Chasseurs de prédateurs : justiciers autoproclamés et lutte anti-pédophiles
Le script est aussi sommaire que routinier : après avoir endossé l’identité d’un mineur fictif sur internet, puis appâté un prédateur présumé, le justicier confond sa proie et la livre à la police. Désormais bien rodé, ce scénario fournit un cadre rudimentaire pour les dizaines de « chasses aux pédophiles » recensées dans la presse française ces dernières années, toutes régions confondues.
Mais en ce soir de septembre 2020 à Besançon, les événements prennent une autre tournure : après avoir repéré sur un site de rencontre un homme qui manifestait de l’intérêt pour une jeune fille de leur connaissance, les deux justiciers en herbe manigancent leur coup. Ils lui font miroiter un rendez-vous puis, après s’être rendus sur les lieux à la place de l’adolescente, se déchaînent sur leur proie et lui dérobent son téléphone portable. Déjà condamné dans le passé pour des faits de violence, notamment homophobe, le plus virulent des deux compères écope de douze mois de prison ferme, tandis que son acolyte est placé huit mois sous surveillance électronique à domicile.
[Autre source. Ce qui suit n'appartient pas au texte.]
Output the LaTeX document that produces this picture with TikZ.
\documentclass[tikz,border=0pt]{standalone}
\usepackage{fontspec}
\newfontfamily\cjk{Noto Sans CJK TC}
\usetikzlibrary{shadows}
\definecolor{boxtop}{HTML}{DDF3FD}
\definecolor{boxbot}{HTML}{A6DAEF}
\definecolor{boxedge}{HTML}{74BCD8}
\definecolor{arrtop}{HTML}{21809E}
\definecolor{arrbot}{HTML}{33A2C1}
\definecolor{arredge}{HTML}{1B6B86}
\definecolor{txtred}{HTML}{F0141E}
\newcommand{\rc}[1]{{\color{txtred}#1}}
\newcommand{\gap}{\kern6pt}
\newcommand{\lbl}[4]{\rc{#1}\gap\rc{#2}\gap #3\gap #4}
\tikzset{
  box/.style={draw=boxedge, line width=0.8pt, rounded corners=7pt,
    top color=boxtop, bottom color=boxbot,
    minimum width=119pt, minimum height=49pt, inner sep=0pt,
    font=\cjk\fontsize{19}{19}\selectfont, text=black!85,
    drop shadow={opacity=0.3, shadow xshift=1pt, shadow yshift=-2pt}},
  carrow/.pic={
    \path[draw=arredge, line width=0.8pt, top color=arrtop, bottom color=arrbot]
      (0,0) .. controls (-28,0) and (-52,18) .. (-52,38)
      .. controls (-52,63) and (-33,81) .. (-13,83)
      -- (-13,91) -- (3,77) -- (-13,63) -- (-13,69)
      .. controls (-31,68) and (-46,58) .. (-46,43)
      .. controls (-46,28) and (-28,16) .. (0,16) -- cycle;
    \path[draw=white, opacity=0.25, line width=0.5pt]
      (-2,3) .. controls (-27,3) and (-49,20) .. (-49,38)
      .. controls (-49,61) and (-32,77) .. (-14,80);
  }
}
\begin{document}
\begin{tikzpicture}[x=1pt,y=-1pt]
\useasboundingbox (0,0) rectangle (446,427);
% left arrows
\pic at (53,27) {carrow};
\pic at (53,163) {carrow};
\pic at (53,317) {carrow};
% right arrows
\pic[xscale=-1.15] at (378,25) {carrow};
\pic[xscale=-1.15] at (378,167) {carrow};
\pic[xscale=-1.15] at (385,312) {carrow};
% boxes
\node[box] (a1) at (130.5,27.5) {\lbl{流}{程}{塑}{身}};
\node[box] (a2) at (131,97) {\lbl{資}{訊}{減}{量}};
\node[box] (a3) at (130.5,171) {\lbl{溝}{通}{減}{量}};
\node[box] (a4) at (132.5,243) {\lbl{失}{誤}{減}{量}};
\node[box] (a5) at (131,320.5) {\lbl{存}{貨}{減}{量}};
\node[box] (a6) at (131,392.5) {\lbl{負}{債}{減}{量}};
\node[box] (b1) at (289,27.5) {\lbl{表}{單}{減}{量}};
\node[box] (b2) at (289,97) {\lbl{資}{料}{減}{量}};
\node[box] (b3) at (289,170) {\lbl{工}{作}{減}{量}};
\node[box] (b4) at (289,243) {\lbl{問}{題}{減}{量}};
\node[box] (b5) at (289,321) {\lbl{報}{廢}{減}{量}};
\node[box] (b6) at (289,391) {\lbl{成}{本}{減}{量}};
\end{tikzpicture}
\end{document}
Ce fait divers est emblématique d’une pratique controversée mais suscitant un engouement croissant, à travers laquelle des amateurs du maintien de l’ordre s’improvisent détectives, agents interpellateurs, voire juges et bourreaux, au nom de la protection de l’enfance. Qu’ils agissent en solitaire ou en équipe, les chasseurs de pédophiles partagent la même défiance à l’égard du système judiciaire, ainsi qu’un goût prononcé pour l’enquête en ligne. Et aucun d’entre eux n’échappe à la controverse quant à la légalité et l’efficacité de leurs méthodes.
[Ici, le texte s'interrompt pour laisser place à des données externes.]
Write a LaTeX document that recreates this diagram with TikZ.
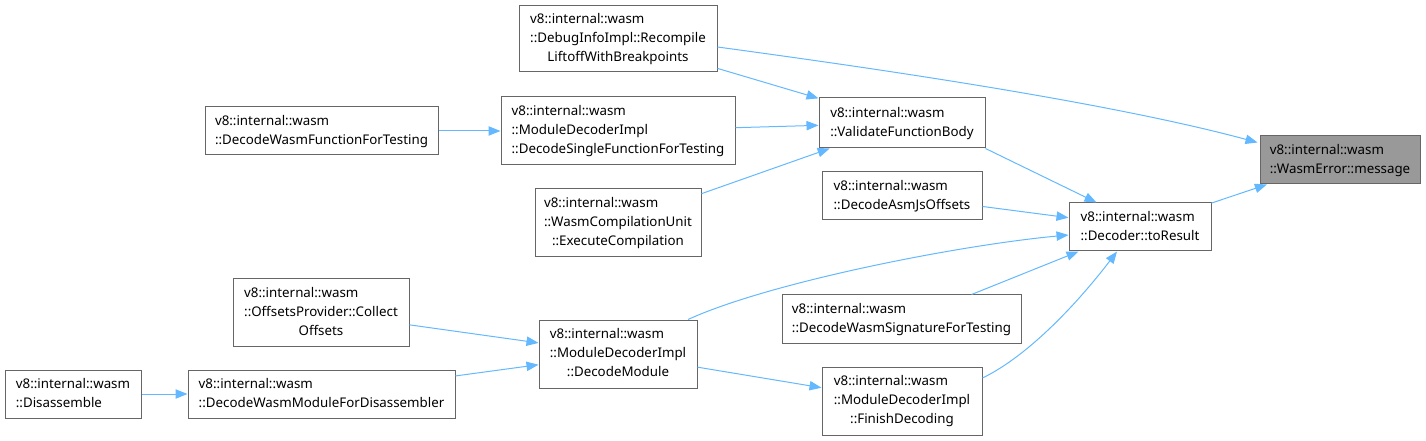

Celles-ci varient pourtant sensiblement d’un cas à l’autre : si les plus légalistes se contentent de transmettre à la police des éléments à charge contre les pédophiles présumés – notamment les propos explicites échangés sur les réseaux sociaux –, d’autres n’hésitent pas à prendre à partie leurs cibles sur le lieu du rendez-vous.